#### DATA SECTION:
○ ○ ○ ○ ○ ○ ○

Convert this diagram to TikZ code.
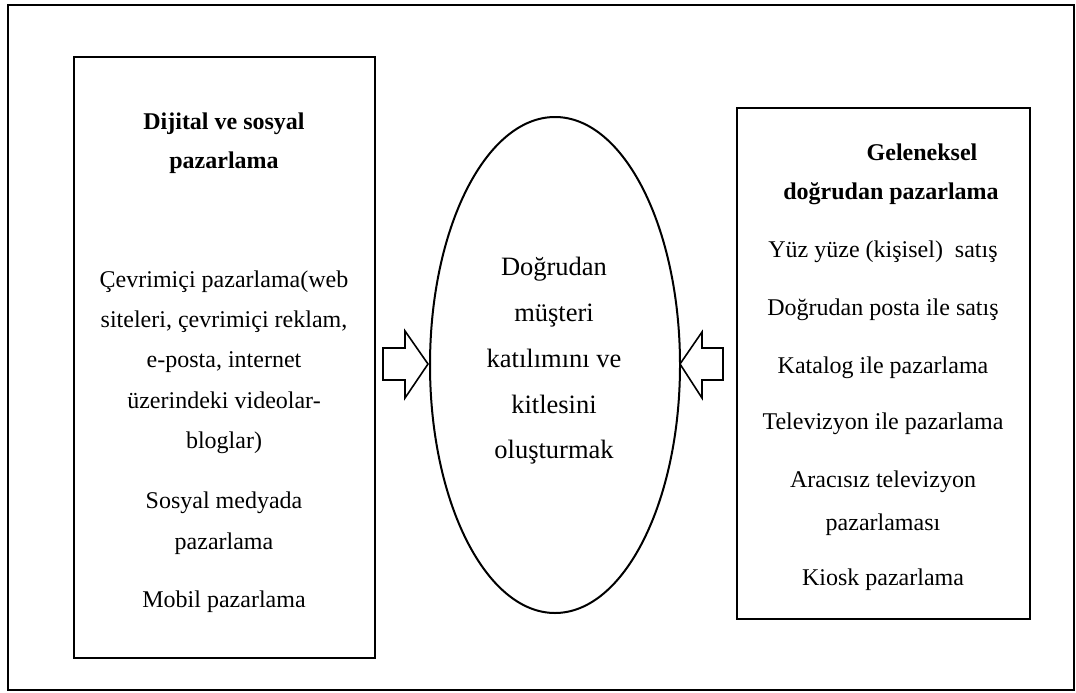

○ ○ ○ ○ ○ ○ ○

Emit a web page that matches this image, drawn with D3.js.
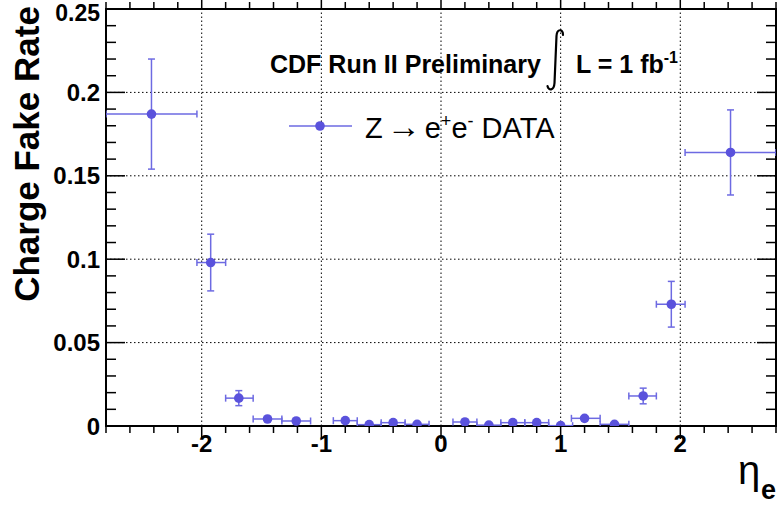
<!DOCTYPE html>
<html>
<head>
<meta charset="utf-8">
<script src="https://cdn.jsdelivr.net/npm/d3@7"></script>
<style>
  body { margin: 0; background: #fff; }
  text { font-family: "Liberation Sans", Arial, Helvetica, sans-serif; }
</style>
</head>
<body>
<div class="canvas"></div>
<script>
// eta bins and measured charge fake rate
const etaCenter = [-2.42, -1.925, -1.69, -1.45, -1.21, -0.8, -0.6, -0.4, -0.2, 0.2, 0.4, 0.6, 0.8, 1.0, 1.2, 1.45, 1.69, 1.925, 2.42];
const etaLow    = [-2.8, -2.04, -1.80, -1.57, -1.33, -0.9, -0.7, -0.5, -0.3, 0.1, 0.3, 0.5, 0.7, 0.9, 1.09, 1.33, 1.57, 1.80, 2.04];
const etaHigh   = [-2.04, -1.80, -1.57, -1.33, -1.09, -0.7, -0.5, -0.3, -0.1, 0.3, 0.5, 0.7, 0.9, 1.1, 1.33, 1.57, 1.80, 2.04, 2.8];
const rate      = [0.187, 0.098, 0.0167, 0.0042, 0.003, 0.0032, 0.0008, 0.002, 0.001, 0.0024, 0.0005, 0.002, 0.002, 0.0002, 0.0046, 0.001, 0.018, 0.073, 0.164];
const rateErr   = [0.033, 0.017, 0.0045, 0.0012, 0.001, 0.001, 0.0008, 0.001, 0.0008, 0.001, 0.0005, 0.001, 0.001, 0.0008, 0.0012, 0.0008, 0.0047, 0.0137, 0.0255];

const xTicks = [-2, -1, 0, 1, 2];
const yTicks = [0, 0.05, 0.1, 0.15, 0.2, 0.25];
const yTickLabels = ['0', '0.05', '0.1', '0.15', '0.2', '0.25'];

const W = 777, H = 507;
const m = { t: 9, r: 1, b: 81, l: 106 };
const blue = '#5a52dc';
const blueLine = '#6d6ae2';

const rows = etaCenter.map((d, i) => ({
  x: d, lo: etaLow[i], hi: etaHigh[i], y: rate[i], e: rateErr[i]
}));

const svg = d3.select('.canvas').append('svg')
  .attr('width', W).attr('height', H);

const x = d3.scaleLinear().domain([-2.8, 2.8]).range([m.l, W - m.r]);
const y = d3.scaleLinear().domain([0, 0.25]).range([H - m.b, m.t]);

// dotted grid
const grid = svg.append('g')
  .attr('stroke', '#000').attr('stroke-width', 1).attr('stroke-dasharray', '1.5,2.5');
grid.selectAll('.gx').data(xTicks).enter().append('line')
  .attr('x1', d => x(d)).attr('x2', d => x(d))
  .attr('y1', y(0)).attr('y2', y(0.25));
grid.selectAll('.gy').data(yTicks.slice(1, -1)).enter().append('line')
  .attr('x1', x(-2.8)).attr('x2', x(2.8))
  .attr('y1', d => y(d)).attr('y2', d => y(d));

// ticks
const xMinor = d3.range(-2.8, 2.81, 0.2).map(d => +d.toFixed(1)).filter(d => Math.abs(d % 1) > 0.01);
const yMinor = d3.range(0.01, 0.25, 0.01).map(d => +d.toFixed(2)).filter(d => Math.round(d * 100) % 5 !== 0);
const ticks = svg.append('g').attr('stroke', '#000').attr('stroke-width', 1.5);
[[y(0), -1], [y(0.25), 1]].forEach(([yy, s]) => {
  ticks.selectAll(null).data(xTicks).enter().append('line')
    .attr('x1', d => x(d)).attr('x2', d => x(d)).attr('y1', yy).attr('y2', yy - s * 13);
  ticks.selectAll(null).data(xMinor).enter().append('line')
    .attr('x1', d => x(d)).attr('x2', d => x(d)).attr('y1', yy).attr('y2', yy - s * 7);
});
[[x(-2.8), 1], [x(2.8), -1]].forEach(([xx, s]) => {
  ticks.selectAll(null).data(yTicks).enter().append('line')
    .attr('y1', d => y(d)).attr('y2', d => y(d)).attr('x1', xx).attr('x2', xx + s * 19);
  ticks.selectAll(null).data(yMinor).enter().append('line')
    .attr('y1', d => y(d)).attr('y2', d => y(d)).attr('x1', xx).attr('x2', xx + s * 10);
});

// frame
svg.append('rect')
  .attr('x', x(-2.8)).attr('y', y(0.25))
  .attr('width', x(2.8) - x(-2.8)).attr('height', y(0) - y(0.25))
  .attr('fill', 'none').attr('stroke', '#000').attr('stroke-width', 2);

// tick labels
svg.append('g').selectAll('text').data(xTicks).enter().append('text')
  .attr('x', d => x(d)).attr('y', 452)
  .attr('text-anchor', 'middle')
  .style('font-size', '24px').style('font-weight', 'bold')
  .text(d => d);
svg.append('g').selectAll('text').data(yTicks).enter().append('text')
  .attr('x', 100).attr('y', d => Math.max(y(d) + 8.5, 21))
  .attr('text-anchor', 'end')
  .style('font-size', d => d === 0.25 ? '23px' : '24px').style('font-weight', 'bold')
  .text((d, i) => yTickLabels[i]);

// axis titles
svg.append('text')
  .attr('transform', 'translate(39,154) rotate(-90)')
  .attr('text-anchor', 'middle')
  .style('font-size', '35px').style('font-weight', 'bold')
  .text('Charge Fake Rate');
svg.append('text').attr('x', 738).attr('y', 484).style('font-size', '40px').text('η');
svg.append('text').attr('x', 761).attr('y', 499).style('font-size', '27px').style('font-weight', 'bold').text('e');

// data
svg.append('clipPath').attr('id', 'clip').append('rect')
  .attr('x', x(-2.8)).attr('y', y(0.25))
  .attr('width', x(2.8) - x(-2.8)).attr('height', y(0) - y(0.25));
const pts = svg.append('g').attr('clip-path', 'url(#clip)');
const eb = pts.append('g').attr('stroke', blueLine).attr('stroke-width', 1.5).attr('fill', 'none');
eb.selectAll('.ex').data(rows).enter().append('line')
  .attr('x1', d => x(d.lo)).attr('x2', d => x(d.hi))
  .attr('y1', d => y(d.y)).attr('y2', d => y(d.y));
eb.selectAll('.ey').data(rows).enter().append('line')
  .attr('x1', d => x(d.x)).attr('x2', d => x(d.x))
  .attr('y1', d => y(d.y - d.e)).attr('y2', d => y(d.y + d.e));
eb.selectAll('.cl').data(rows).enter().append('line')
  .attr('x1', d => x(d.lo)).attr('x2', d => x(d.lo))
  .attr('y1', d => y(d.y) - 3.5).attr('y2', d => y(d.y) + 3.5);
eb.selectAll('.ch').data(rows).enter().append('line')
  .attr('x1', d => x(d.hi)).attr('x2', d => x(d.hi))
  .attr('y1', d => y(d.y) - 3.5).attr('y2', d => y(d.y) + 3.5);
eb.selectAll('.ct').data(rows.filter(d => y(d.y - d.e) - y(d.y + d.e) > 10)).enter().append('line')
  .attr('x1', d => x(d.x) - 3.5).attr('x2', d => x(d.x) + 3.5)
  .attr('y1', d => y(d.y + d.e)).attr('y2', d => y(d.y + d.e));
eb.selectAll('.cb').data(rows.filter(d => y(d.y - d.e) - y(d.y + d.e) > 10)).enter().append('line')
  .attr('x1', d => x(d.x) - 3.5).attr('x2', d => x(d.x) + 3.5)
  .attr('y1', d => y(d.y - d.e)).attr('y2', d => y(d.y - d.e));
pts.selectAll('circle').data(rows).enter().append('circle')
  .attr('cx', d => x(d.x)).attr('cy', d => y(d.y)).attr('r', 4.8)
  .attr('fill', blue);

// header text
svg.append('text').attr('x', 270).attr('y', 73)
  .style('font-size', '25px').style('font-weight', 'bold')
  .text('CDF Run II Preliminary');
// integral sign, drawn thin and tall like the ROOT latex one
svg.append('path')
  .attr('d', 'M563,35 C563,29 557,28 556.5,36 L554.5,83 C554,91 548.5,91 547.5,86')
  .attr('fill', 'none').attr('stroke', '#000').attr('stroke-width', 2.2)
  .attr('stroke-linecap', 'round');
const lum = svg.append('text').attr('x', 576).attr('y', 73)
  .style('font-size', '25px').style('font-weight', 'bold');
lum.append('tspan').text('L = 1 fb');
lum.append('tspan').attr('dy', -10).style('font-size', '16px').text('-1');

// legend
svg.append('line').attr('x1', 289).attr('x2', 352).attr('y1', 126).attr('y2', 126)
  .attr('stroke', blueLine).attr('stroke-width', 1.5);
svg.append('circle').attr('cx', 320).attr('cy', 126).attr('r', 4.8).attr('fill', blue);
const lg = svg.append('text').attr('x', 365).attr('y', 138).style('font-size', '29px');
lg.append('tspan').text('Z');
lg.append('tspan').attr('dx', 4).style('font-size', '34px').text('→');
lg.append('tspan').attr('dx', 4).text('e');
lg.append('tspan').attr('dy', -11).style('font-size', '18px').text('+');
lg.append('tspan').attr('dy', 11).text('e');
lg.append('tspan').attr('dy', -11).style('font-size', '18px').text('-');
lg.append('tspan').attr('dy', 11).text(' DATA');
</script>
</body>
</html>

○ ○ ○ ○ ○ ○ ○

#### YOUR GOAL:
Starting at the line that contains "Emit a web page" and stopping after the line that contains "y(d)).attr('y2', d => y(d));", copy every line exactly. Leave any pictures behind.

#### ANSWER BELOW:
Emit a web page that matches this image, drawn with D3.js.
<!DOCTYPE html>
<html>
<head>
<meta charset="utf-8">
<script src="https://cdn.jsdelivr.net/npm/d3@7"></script>
<style>
  body { margin: 0; background: #fff; }
  text { font-family: "Liberation Sans", Arial, Helvetica, sans-serif; }
</style>
</head>
<body>
<div class="canvas"></div>
<script>
// eta bins and measured charge fake rate
const etaCenter = [-2.42, -1.925, -1.69, -1.45, -1.21, -0.8, -0.6, -0.4, -0.2, 0.2, 0.4, 0.6, 0.8, 1.0, 1.2, 1.45, 1.69, 1.925, 2.42];
const etaLow    = [-2.8, -2.04, -1.80, -1.57, -1.33, -0.9, -0.7, -0.5, -0.3, 0.1, 0.3, 0.5, 0.7, 0.9, 1.09, 1.33, 1.57, 1.80, 2.04];
const etaHigh   = [-2.04, -1.80, -1.57, -1.33, -1.09, -0.7, -0.5, -0.3, -0.1, 0.3, 0.5, 0.7, 0.9, 1.1, 1.33, 1.57, 1.80, 2.04, 2.8];
const rate      = [0.187, 0.098, 0.0167, 0.0042, 0.003, 0.0032, 0.0008, 0.002, 0.001, 0.0024, 0.0005, 0.002, 0.002, 0.0002, 0.0046, 0.001, 0.018, 0.073, 0.164];
const rateErr   = [0.033, 0.017, 0.0045, 0.0012, 0.001, 0.001, 0.0008, 0.001, 0.0008, 0.001, 0.0005, 0.001, 0.001, 0.0008, 0.0012, 0.0008, 0.0047, 0.0137, 0.0255];

const xTicks = [-2, -1, 0, 1, 2];
const yTicks = [0, 0.05, 0.1, 0.15, 0.2, 0.25];
const yTickLabels = ['0', '0.05', '0.1', '0.15', '0.2', '0.25'];

const W = 777, H = 507;
const m = { t: 9, r: 1, b: 81, l: 106 };
const blue = '#5a52dc';
const blueLine = '#6d6ae2';

const rows = etaCenter.map((d, i) => ({
  x: d, lo: etaLow[i], hi: etaHigh[i], y: rate[i], e: rateErr[i]
}));

const svg = d3.select('.canvas').append('svg')
  .attr('width', W).attr('height', H);

const x = d3.scaleLinear().domain([-2.8, 2.8]).range([m.l, W - m.r]);
const y = d3.scaleLinear().domain([0, 0.25]).range([H - m.b, m.t]);

// dotted grid
const grid = svg.append('g')
  .attr('stroke', '#000').attr('stroke-width', 1).attr('stroke-dasharray', '1.5,2.5');
grid.selectAll('.gx').data(xTicks).enter().append('line')
  .attr('x1', d => x(d)).attr('x2', d => x(d))
  .attr('y1', y(0)).attr('y2', y(0.25));
grid.selectAll('.gy').data(yTicks.slice(1, -1)).enter().append('line')
  .attr('x1', x(-2.8)).attr('x2', x(2.8))
  .attr('y1', d => y(d)).attr('y2', d => y(d));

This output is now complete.